TANZANITE
Tanzanite is a rare variety of zoisite, which
is calcium hydroxy-aluminosilicate (Ca2Al3Si3O12(OH)).
Tanzanite is zoisite with vanadium (V) impurity. Most tanzanite crystals
are not physically distinguishable from ordinary zoisite. What makes
tanzanite distinctive? Upon heating, tanzanite becomes richly purplish-blue
colored. Occasionally, an untreated tanzanite has a purplish-bluish
color.
Tanzanite is trichroic, meaning it shows three
different colors, depending on the orientation of the crystal. Most
tanzanites only show two of the three colors - bluish and purplish.
Occasionally, a high-quality tanzanite will show the third color - red (e.g.,
see photo on p. 68 of Keller, 1992, Gemstones of East Africa).
Tanzanite (CMNH public display, Cleveland Museum of Natural History, Cleveland,
Ohio, USA)
Tanzanite - two views of same crystal (artificially heated) (~8 to 9 mm
across).
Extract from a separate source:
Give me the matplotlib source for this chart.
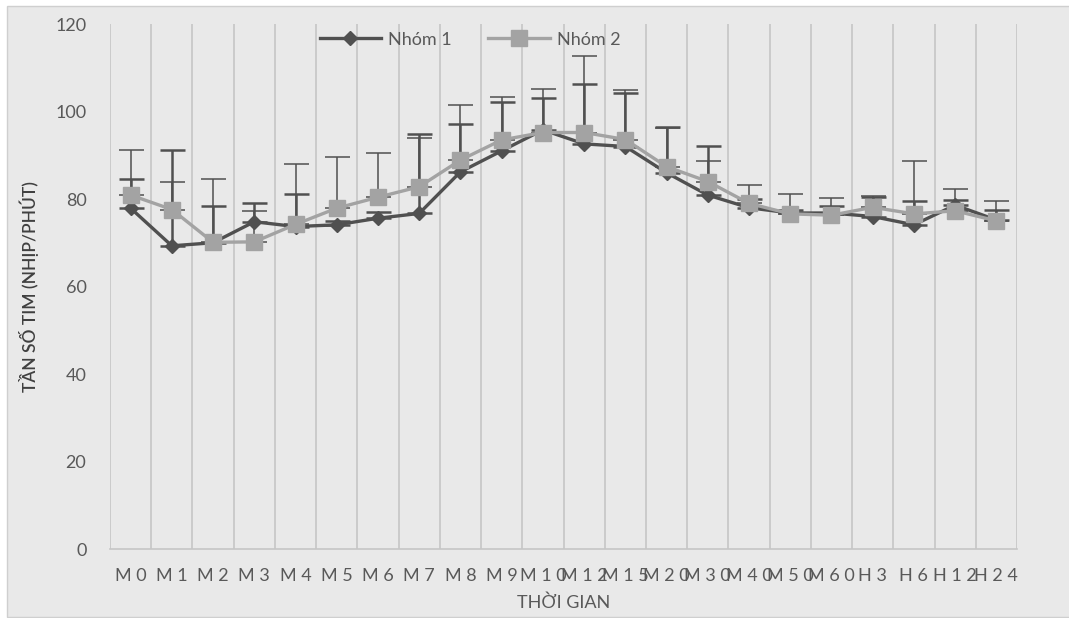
import numpy as np
import matplotlib
matplotlib.use("Agg")
import matplotlib.pyplot as plt
from matplotlib.patches import Rectangle

plt.rcParams['font.family'] = ['Lato', 'DejaVu Sans']

# du lieu
thoi_gian = ["M 0", "M 1", "M 2", "M 3", "M 4", "M 5", "M 6", "M 7", "M 8", "M 9",
             "M 1 0", "M 1 2", "M 1 5", "M 2 0", "M 3 0", "M 4 0", "M 5 0", "M 6 0",
             "H 3", "H 6", "H 1 2", "H 2 4"]
nhom1 = [77.9, 69.3, 70.0, 74.8, 73.7, 74.1, 75.6, 76.7, 86.2, 91.0, 95.8,
         92.6, 92.0, 86.0, 80.9, 78.0, 76.8, 76.8, 76.0, 74.1, 78.6, 75.2]
sd1 = [6.6, 21.9, 8.3, 4.4, 7.4, 0.9, 1.4, 18.1, 10.9, 11.1, 7.4,
       13.6, 12.3, 10.5, 11.3, 2.0, 0.7, 1.6, 4.5, 5.4, 1.2, 2.4]
nhom2 = [80.9, 77.6, 70.1, 70.2, 74.2, 77.9, 80.4, 82.8, 88.9, 93.5, 95.2,
         95.2, 93.6, 87.4, 84.0, 79.0, 76.6, 76.3, 78.1, 76.6, 77.3, 75.0]
sd2 = [10.3, 6.3, 14.4, 7.0, 13.8, 11.8, 10.2, 11.1, 12.6, 9.9, 10.0,
       17.4, 11.3, 8.9, 4.6, 4.1, 4.5, 3.9, 2.6, 12.1, 4.9, 4.5]

nen = '#e9e9e9'
mau1 = '#505050'
mau2 = '#a3a3a3'
chu = '#595959'

fig = plt.figure(figsize=(10.69, 6.18), dpi=100)
fig.patch.set_facecolor('white')
fig.patches.append(Rectangle((7 / 1069, 1 - 617 / 618), 1, 611 / 618, transform=fig.transFigure,
                             facecolor=nen, edgecolor='#cfcfcf', lw=1, zorder=-10))

ax = fig.add_axes([110 / 1069, 1 - 549 / 618, 907 / 1069, 525 / 618])
ax.set_facecolor(nen)

x = np.arange(len(thoi_gian))

# thanh sai so (chi phia tren)
ax.errorbar(x, nhom1, yerr=[np.zeros(len(x)), sd1], fmt='none', ecolor=mau1,
            elinewidth=1.8, capsize=9, capthick=1.8, zorder=2)
ax.errorbar(x, nhom2, yerr=[np.zeros(len(x)), sd2], fmt='none', ecolor=mau1,
            elinewidth=1.1, capsize=9, capthick=1.1, zorder=2)

ax.plot(x, nhom1, color=mau1, lw=2.4, marker='D', markersize=7.5, label='Nhóm 1', zorder=3)
ax.plot(x, nhom2, color=mau2, lw=2.4, marker='s', markersize=11.5, label='Nhóm 2', zorder=4)

ax.set_xlim(-0.5, len(x) - 0.5)
ax.set_ylim(0, 120)
ax.set_yticks(range(0, 121, 20))
ax.set_xticks(x)
ax.set_xticklabels(thoi_gian)
ax.set_xticks(np.arange(-0.5, len(x), 1), minor=True)
ax.grid(which='minor', axis='x', color='#c6c6c6', lw=1.2)
ax.grid(which='major', visible=False)
ax.tick_params(axis='both', which='both', length=0, colors=chu, labelsize=13)
ax.tick_params(axis='y', pad=17)
ax.tick_params(axis='x', pad=14)

for s in ['top', 'right', 'left']:
    ax.spines[s].set_visible(False)
ax.spines['bottom'].set_color('#c6c6c6')
ax.spines['bottom'].set_linewidth(1.2)

ax.set_ylabel('TẦN SỐ TIM (NHỊP/PHÚT)', color='#404040', fontsize=12.5,
              fontweight='semibold', labelpad=12)
ax.set_xlabel('THỜI GIAN', color=chu, fontsize=13, labelpad=7)

ax.legend(loc='center', bbox_to_anchor=(0.397, 0.97), ncol=2, frameon=False,
          fontsize=13, labelcolor=chu, handlelength=3.4, columnspacing=2.0,
          handletextpad=0.4)

fig.savefig('out.png', dpi=100, facecolor=fig.get_facecolor())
The specimen on left shows a
purplish color & the specimen on right shows a dark bluish color.
Tanzanite (vanadiferous zoisite) - large purplish specimen (probably
heat-treated) near center is ~8 mm across. All other crystals shown here
are in their natural, rough state (not heat treated).
Tanzanite is used as a gemstone, but unlike diamonds and rubies and emeralds, tanzanite was discovered late in human history, during the 1960s. Practially all known tanzanite comes from East Africa's Merelani Tanzanite Deposit, a 0.5 to 6 meter wide & 9 km long zone of hydrothermal quartz-calcite-tanzanite-grossular-graphite-pyrite veins and pockets within high-grade metamorphic rocks. Merelani tanzanite formed during the late Neoproterozoic, at about 585 million years, during the late stages of the Pan-African Orogeny. Structurally, the deposit occurs in the crest of the Lelatema Anticline of the Mozambique Collision Belt.
Locality:
mine in the Merelani Hills, near Shambarai, just west of Kimongan Mountain,
northern flank of the Lelatema Mountains, Lelatema District, eastern Arusha
Province, far-northeastern Tanzania, southeastern Africa.